• [EXERCISE DIRECTIONS] Reproduce, please, the span of lines beginning at the line with "Reproduce this diagram with TikZ." and ending at the line with "(1701,5) -- (1701,1012);", inclusive, minus any pictures.

• [DATA SHOWN]
▼▼▼
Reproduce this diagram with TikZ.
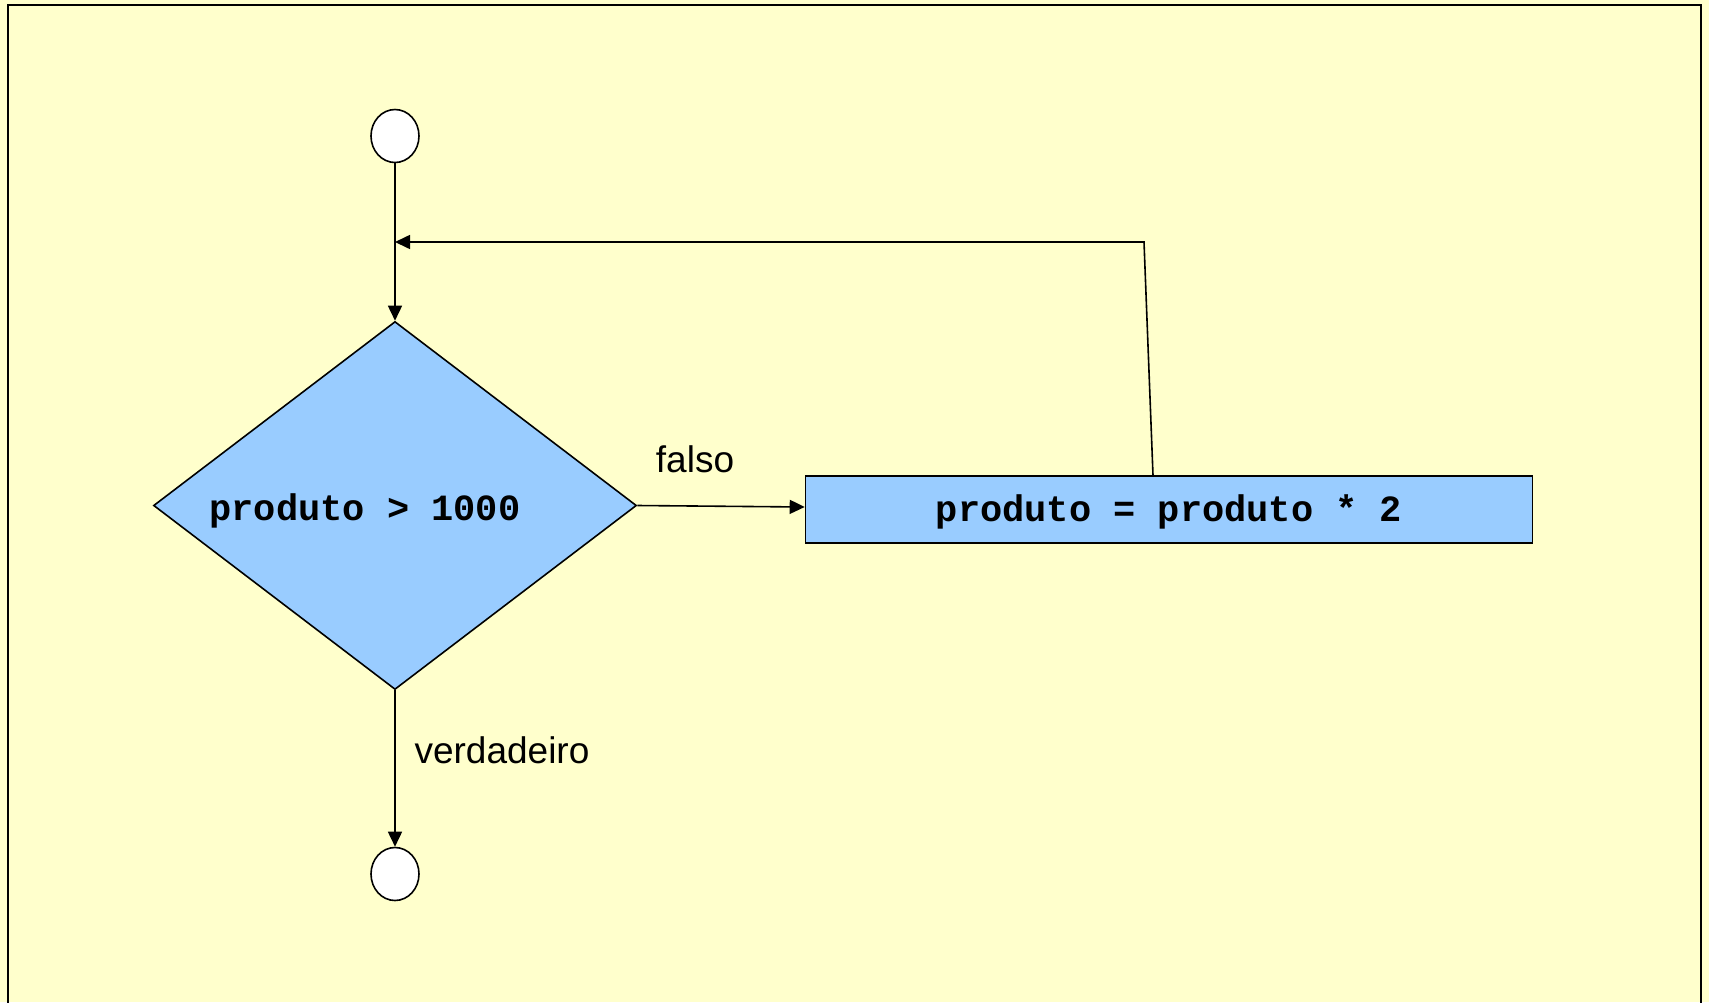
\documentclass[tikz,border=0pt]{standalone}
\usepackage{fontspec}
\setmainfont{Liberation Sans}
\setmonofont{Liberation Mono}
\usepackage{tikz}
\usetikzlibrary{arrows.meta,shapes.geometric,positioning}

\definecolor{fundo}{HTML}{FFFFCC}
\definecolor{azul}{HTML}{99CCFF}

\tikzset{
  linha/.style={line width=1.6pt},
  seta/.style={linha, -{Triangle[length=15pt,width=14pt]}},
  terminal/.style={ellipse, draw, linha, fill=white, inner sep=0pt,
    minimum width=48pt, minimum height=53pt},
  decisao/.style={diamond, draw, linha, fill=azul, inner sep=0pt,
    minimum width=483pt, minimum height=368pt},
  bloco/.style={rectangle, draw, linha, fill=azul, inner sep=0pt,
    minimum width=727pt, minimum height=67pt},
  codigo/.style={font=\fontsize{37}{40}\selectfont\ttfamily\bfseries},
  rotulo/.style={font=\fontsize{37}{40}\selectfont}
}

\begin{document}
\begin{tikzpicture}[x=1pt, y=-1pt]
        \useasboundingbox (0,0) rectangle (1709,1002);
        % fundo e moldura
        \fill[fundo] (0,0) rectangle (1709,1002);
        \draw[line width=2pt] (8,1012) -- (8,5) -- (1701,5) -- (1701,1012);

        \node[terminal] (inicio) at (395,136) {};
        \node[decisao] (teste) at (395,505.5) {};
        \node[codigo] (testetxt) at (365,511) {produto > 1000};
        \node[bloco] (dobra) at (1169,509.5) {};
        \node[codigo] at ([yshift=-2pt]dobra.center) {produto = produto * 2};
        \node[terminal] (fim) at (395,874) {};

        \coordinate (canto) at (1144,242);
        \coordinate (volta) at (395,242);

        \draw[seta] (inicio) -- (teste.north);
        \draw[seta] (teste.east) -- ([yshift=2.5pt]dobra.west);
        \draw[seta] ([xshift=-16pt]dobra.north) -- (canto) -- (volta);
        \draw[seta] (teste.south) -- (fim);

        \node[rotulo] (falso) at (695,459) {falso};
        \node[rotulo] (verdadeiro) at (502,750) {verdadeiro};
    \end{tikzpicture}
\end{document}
▲▲▲
▼▼▼
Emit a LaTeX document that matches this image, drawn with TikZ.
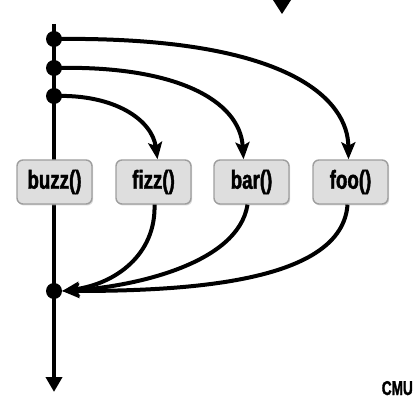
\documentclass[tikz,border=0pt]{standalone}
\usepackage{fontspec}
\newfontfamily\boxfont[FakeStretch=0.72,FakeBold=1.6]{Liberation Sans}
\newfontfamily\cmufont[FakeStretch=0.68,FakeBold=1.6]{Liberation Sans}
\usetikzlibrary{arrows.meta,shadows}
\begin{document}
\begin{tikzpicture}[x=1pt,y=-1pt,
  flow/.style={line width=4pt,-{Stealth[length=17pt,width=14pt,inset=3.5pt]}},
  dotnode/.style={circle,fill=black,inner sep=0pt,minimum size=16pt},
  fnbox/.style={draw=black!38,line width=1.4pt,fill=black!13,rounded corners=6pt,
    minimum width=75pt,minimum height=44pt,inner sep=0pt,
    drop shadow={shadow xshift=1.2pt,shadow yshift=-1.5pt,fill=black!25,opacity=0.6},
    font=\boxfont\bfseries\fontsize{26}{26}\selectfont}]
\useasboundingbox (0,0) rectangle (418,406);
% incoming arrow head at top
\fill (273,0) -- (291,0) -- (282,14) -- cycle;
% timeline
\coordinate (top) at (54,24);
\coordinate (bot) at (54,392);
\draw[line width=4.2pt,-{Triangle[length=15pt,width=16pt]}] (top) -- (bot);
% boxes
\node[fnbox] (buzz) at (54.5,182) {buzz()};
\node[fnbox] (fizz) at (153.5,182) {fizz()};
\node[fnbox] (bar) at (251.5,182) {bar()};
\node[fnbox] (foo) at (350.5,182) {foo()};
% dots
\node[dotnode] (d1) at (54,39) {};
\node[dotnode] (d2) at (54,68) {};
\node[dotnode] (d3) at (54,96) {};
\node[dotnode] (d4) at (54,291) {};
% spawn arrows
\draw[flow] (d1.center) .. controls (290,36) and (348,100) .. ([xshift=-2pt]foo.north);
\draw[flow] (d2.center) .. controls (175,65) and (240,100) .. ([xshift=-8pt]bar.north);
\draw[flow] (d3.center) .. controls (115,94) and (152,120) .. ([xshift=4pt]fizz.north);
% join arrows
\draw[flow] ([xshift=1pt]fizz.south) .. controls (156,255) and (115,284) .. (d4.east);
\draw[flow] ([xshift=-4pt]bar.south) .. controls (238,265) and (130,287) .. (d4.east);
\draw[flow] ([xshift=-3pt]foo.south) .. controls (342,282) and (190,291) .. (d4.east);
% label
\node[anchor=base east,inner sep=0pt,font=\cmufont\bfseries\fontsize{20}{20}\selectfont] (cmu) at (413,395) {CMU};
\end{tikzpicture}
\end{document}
▲▲▲
• [TASK ANSWER]
Reproduce this diagram with TikZ.
\documentclass[tikz,border=0pt]{standalone}
\usepackage{fontspec}
\setmainfont{Liberation Sans}
\setmonofont{Liberation Mono}
\usepackage{tikz}
\usetikzlibrary{arrows.meta,shapes.geometric,positioning}

\definecolor{fundo}{HTML}{FFFFCC}
\definecolor{azul}{HTML}{99CCFF}

\tikzset{
  linha/.style={line width=1.6pt},
  seta/.style={linha, -{Triangle[length=15pt,width=14pt]}},
  terminal/.style={ellipse, draw, linha, fill=white, inner sep=0pt,
    minimum width=48pt, minimum height=53pt},
  decisao/.style={diamond, draw, linha, fill=azul, inner sep=0pt,
    minimum width=483pt, minimum height=368pt},
  bloco/.style={rectangle, draw, linha, fill=azul, inner sep=0pt,
    minimum width=727pt, minimum height=67pt},
  codigo/.style={font=\fontsize{37}{40}\selectfont\ttfamily\bfseries},
  rotulo/.style={font=\fontsize{37}{40}\selectfont}
}

\begin{document}
\begin{tikzpicture}[x=1pt, y=-1pt]
        \useasboundingbox (0,0) rectangle (1709,1002);
        % fundo e moldura
        \fill[fundo] (0,0) rectangle (1709,1002);
        \draw[line width=2pt] (8,1012) -- (8,5) -- (1701,5) -- (1701,1012);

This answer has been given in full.